Your goal → Show every line in the records below that contains the word "recreates".

Entries shown →
%%

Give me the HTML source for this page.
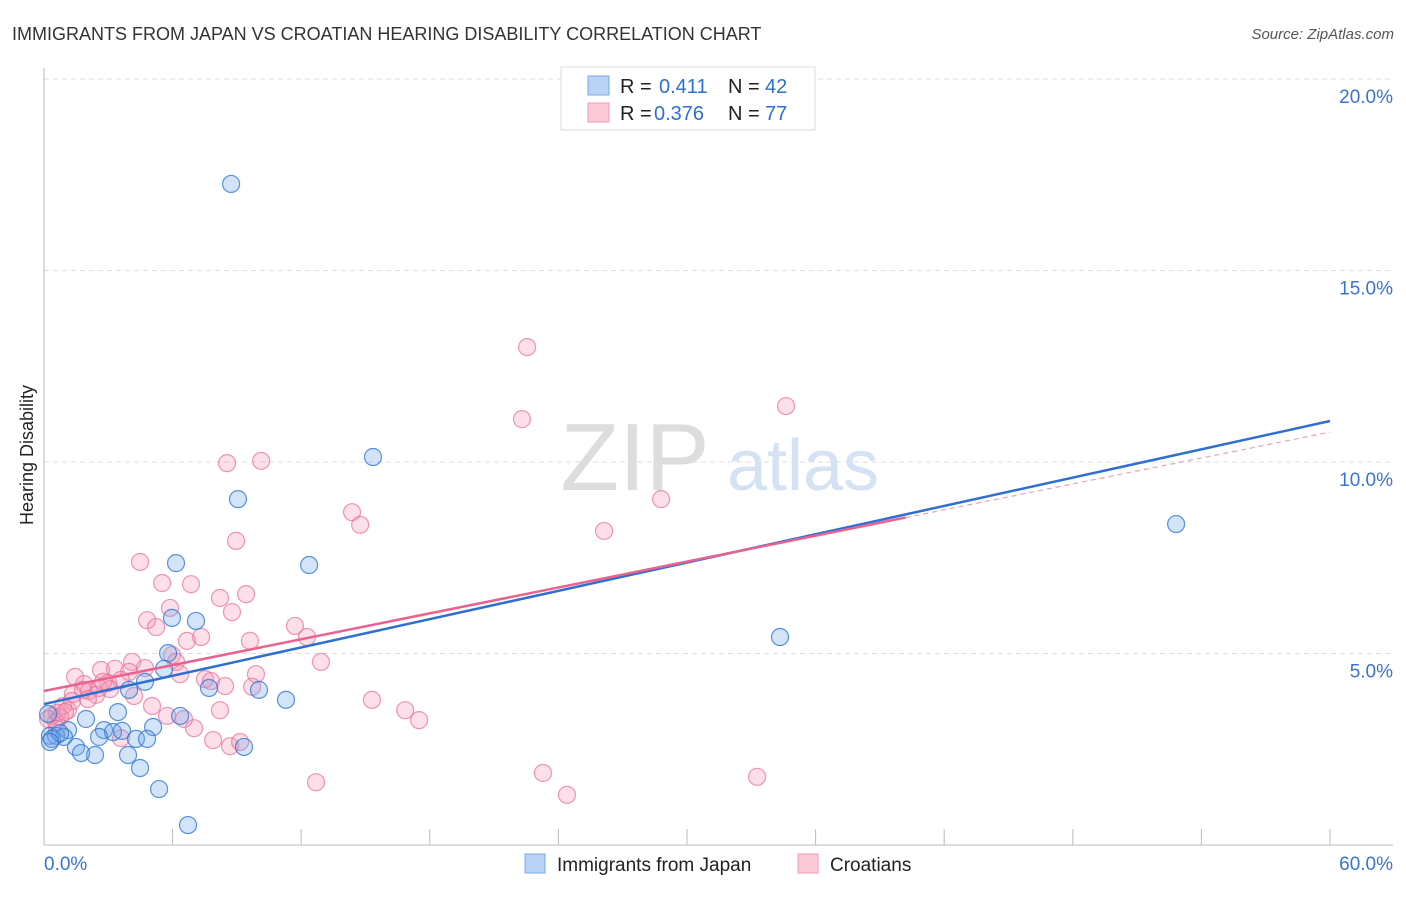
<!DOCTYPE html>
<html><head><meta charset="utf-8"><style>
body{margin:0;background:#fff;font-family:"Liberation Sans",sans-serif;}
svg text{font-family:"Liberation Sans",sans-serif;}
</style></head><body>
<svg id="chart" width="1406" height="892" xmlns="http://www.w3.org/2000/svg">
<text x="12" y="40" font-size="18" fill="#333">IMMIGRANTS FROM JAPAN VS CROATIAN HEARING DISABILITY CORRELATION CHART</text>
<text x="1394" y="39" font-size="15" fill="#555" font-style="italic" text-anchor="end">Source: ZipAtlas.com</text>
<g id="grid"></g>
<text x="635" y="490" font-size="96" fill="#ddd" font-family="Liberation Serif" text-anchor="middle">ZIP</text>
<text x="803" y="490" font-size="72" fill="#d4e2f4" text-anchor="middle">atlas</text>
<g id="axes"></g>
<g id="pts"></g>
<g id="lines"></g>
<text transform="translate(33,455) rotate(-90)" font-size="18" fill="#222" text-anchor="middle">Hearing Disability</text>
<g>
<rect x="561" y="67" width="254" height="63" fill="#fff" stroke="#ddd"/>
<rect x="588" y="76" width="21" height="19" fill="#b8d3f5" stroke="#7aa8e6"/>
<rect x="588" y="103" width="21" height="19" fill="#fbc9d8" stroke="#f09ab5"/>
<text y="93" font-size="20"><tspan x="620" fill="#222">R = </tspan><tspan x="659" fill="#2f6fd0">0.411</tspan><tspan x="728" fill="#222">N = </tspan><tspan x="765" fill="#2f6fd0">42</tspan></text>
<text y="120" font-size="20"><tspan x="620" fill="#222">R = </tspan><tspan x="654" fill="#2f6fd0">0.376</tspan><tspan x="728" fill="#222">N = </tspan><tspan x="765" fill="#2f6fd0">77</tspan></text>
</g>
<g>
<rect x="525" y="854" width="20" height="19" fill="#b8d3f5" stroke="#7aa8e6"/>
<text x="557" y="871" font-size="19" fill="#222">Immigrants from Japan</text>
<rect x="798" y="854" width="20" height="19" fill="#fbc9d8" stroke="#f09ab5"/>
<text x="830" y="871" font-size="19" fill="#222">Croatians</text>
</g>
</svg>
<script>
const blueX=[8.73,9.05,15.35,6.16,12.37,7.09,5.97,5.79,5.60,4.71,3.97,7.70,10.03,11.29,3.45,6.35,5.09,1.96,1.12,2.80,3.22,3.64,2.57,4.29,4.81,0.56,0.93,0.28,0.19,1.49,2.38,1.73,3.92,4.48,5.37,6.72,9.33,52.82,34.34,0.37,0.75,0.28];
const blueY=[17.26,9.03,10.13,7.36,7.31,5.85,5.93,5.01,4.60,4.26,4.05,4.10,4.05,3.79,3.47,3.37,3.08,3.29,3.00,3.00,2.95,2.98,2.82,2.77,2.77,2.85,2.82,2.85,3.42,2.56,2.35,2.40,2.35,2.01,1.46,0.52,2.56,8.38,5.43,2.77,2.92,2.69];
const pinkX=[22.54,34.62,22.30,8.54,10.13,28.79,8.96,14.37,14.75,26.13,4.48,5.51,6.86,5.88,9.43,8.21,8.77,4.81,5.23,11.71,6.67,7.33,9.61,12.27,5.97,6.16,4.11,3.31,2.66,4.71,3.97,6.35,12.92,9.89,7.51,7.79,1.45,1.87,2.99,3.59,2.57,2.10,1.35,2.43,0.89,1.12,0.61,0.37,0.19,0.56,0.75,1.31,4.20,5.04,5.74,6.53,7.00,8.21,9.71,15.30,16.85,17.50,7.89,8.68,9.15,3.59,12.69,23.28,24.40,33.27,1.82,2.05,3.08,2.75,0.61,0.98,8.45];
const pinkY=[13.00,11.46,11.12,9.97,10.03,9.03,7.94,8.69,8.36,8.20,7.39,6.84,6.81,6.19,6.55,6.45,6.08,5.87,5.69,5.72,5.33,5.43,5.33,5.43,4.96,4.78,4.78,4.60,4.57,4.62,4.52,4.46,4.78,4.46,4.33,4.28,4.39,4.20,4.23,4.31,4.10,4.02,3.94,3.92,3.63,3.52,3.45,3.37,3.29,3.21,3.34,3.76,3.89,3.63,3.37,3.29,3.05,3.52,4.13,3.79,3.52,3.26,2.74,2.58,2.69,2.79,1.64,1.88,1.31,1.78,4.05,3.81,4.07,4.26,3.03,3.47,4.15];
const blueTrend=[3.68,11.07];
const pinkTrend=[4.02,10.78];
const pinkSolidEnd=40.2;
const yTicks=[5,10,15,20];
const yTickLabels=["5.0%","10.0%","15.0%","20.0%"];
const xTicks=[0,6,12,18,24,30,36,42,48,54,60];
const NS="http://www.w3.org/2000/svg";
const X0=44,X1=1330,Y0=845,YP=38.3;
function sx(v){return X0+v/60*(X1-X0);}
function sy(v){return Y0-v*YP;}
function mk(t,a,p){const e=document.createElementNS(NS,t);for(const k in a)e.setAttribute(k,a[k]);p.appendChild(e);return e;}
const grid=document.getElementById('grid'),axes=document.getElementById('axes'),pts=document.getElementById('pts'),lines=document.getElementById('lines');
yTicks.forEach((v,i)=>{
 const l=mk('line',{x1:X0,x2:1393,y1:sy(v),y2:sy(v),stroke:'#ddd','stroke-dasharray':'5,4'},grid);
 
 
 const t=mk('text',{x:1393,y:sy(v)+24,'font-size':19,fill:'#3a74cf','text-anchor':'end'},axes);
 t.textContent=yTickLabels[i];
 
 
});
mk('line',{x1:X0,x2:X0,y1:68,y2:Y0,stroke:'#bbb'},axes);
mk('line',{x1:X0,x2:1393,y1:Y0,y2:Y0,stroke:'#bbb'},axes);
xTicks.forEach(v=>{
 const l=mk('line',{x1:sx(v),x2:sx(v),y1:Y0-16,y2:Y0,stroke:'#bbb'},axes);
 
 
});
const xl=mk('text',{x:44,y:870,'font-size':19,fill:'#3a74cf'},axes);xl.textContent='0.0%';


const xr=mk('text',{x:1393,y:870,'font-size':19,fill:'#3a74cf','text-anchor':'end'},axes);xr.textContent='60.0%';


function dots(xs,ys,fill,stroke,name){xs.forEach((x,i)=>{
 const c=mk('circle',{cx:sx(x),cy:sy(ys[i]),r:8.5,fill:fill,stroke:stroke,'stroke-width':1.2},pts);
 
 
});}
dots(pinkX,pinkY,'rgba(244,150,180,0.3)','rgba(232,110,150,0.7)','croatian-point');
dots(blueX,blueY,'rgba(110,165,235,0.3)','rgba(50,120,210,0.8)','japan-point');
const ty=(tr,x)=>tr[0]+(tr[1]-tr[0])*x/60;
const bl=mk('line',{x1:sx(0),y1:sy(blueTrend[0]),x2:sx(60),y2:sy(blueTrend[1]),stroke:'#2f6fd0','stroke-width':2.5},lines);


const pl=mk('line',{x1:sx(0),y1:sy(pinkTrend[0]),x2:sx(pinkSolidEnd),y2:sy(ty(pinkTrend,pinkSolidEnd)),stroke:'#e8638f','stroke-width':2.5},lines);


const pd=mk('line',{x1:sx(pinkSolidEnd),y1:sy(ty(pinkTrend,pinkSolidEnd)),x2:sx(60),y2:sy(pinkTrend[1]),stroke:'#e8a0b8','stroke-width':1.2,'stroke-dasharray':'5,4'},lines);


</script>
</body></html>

%%
%%

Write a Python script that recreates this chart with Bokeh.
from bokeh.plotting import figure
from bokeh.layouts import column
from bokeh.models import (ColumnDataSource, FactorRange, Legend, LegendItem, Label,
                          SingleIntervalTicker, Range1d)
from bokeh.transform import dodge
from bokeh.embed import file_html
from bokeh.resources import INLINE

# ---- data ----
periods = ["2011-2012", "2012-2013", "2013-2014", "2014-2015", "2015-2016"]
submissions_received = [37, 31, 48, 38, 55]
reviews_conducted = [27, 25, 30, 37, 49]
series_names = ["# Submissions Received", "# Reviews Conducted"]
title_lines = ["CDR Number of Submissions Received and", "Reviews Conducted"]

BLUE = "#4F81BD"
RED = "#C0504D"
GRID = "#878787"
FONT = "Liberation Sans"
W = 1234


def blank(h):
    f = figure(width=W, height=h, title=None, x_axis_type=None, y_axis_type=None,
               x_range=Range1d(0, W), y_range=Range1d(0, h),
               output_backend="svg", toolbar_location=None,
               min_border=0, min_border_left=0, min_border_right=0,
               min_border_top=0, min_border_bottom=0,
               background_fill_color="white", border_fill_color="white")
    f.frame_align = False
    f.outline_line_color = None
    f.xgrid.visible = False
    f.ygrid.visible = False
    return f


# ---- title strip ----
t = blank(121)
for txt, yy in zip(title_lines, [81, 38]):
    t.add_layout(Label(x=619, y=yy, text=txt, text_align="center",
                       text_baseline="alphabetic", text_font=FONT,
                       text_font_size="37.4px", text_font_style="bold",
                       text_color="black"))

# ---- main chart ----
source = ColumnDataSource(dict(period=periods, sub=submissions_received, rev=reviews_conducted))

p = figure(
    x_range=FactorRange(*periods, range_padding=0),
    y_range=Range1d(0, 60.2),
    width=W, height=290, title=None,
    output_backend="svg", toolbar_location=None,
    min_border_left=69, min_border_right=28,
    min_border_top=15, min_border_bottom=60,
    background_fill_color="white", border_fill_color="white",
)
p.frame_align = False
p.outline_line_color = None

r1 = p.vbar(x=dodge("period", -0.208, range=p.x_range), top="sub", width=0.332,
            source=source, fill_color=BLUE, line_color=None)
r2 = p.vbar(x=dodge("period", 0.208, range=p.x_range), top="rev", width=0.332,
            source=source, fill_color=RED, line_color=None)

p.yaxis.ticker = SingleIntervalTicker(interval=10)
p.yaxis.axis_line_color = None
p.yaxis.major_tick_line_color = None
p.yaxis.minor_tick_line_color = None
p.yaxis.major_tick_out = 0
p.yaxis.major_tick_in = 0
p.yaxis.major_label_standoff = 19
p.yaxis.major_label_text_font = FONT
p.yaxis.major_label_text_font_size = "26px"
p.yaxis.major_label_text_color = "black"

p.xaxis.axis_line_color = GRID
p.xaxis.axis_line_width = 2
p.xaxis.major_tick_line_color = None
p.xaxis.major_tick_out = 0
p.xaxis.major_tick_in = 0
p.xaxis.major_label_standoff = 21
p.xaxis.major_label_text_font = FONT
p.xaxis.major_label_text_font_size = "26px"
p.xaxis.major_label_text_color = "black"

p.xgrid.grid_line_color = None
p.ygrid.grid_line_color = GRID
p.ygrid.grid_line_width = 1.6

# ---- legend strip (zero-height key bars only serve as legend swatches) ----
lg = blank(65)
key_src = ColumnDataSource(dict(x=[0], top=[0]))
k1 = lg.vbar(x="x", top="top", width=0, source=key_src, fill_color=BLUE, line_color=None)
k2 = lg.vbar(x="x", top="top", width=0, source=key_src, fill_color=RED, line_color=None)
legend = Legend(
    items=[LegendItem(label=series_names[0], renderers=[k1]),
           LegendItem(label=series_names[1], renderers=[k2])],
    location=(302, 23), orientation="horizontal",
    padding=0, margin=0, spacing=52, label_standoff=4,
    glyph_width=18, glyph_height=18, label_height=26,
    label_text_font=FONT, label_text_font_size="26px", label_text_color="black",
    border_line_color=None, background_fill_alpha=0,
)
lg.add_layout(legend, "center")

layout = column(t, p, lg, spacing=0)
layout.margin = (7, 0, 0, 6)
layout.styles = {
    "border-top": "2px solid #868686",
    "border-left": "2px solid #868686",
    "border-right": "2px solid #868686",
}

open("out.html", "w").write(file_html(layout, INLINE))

%%
%%

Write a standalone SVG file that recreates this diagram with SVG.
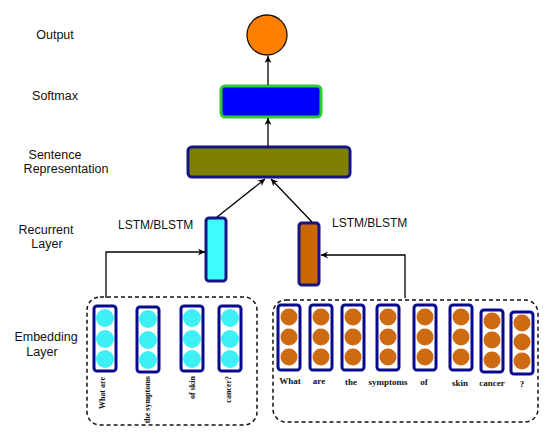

%%

Solution to the exercise →
Write a Python script that recreates this chart with Bokeh.
Write a standalone SVG file that recreates this diagram with SVG.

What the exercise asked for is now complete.